I used to think of myself as a writer. I was on the school newspaper, I journaled, I enjoyed a lot of the writing assignments in high school (and I had a full load of them, too, being in IB). I thought I wanted to be a journalist, and my dream job was being a travel writer. I went to school to study journalism, and I graduated with a Bachelor's degree in the stuff. See? Writer.
But I'm not a writer. I don't write for a living full-time, though I do write stuff. Sometimes a lot of stuff. Sometimes I even get paid for it. There are books about writing all over my house. I have full journals in the garage. There's a half-full journal sitting next to me, ready to be put away for tomorrow's entry. I could tell you all about the benefits of writing, the importance of setting aside time every single day to write, the value of exercises like journaling and NaNoWriMo. I could point you to my favorite resources for the craft, tell you about what I find most inspiring. All of these things are evidence of me 'being' a writer. But I'm not one.

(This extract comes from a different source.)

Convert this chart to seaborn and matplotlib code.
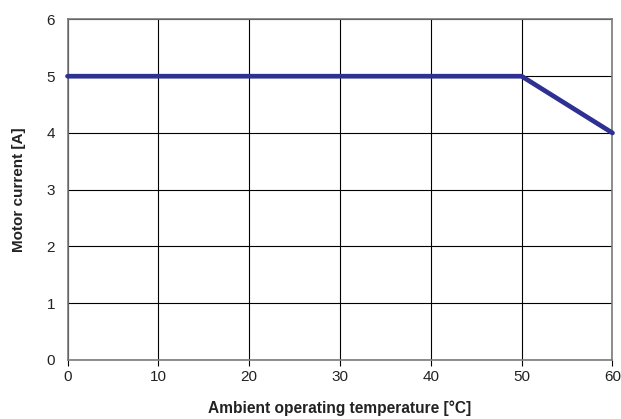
import matplotlib
matplotlib.use("Agg")
import matplotlib.pyplot as plt
import seaborn as sns
import pandas as pd

# Derating curve: motor current vs ambient temperature
temperature_c = [0, 50, 60]
motor_current_a = [5, 5, 4]
x_ticks = [0, 10, 20, 30, 40, 50, 60]
y_ticks = [0, 1, 2, 3, 4, 5, 6]

sns.set_theme(style="white")
plt.rcParams["font.family"] = ["Liberation Sans", "DejaVu Sans"]

df = pd.DataFrame({"temp": temperature_c, "current": motor_current_a})

fig = plt.figure(figsize=(6.21, 4.19), dpi=100)
ax = fig.add_axes([0.1087, 0.141, 0.8776, 0.8125])

sns.lineplot(data=df, x="temp", y="current", ax=ax, color="#2e3192",
             linewidth=3.4, solid_joinstyle="miter", clip_on=False, zorder=5)

ax.set_xlim(0, 60)
ax.set_ylim(0, 6)
ax.set_xticks(x_ticks)
ax.set_yticks(y_ticks)
ax.grid(True, color="black", linewidth=0.8)
ax.set_axisbelow(True)
for s in ax.spines.values():
    s.set_color("#7a7a7a")
    s.set_linewidth(1.2)

ax.tick_params(axis="x", which="major", direction="out", length=4, width=0.8,
               color="black", labelsize=11, pad=3, bottom=True, labelcolor="#222222")
ax.tick_params(axis="y", which="major", length=0, labelsize=11, pad=9, labelcolor="#222222")

ax.set_xlabel("Ambient operating temperature [°C]", fontsize=11.2, fontweight="bold",
              labelpad=12, color="#222222")
ax.set_ylabel("Motor current [A]", fontsize=11, fontweight="bold",
              labelpad=15, color="#222222")

fig.savefig("out.png", dpi=100)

Writing - and more generally, words - could easily be called my biggest, or greatest, interest. My physical life is scattered with books, pens, notebooks, papers, grammar books and dictionaries, computers, even a typewriter. All tools of the trade. All evidencing care and, perhaps more importantly, use. But I know I'm not a writer.
I'm not a writer because there are times - perhaps the most important times - that I can't write. I just can't bear it. When I am in my deepest internal struggles, dealing with the most difficult pain, processing a great challenge or problem, I don't write. I can't. My most important things never meet paper. They are never read. No record exists of my greatest joys, nor my agonies. When I have something, something really big and important and even necessary, I don't write about it.
To me, a writer is someone who lives by the pen. Someone who can't fathom being anything but a writer. Someone who is always writing. A writer doesn't leave the important things unwritten.
Why are my most important things unwritten? I don't know. But if I were a real writer, those things would be on paper. This is perhaps the thing I most regret about my life: I don't record what is really important.
The deepest, most essential facets of my life go unrecorded. I let them. And I suffer as a result.
What was I thinking, the night before my wedding? And what were the biggest fears the night I thought my marriage might be ending? Could what got me through the last wave of doubts help me get through my current spiritual crisis? What did it feel like the day I brought my puppy home? How have I changed, and what priorities have shifted? I don't know. I don't remember any of these things in specific detail. I wish I had recorded my thoughts then, so that I could see them now.
I wish I could say that things are different, that I've become better at recording the greater things. But I'm not. I make an effort here and there, but not a consistent one. The regret grows deeper, but the block is still there. Something prevents me from living, fully, on the pages of my journal. Fear of being read? Fear of real insight? Fear of uncovering something that is best left unacknowledged?
Or am I so easily distracted by deep emotion that I simply can't be bothered to scratch out what's going on?
One thing is for sure. A writer would write. No matter what. So I am not a writer. That's ok with me. But what's not ok is letting the big things in my life pass by, unrecorded.
In this sense, I must become a writer. Or I will continue to suffer with regret.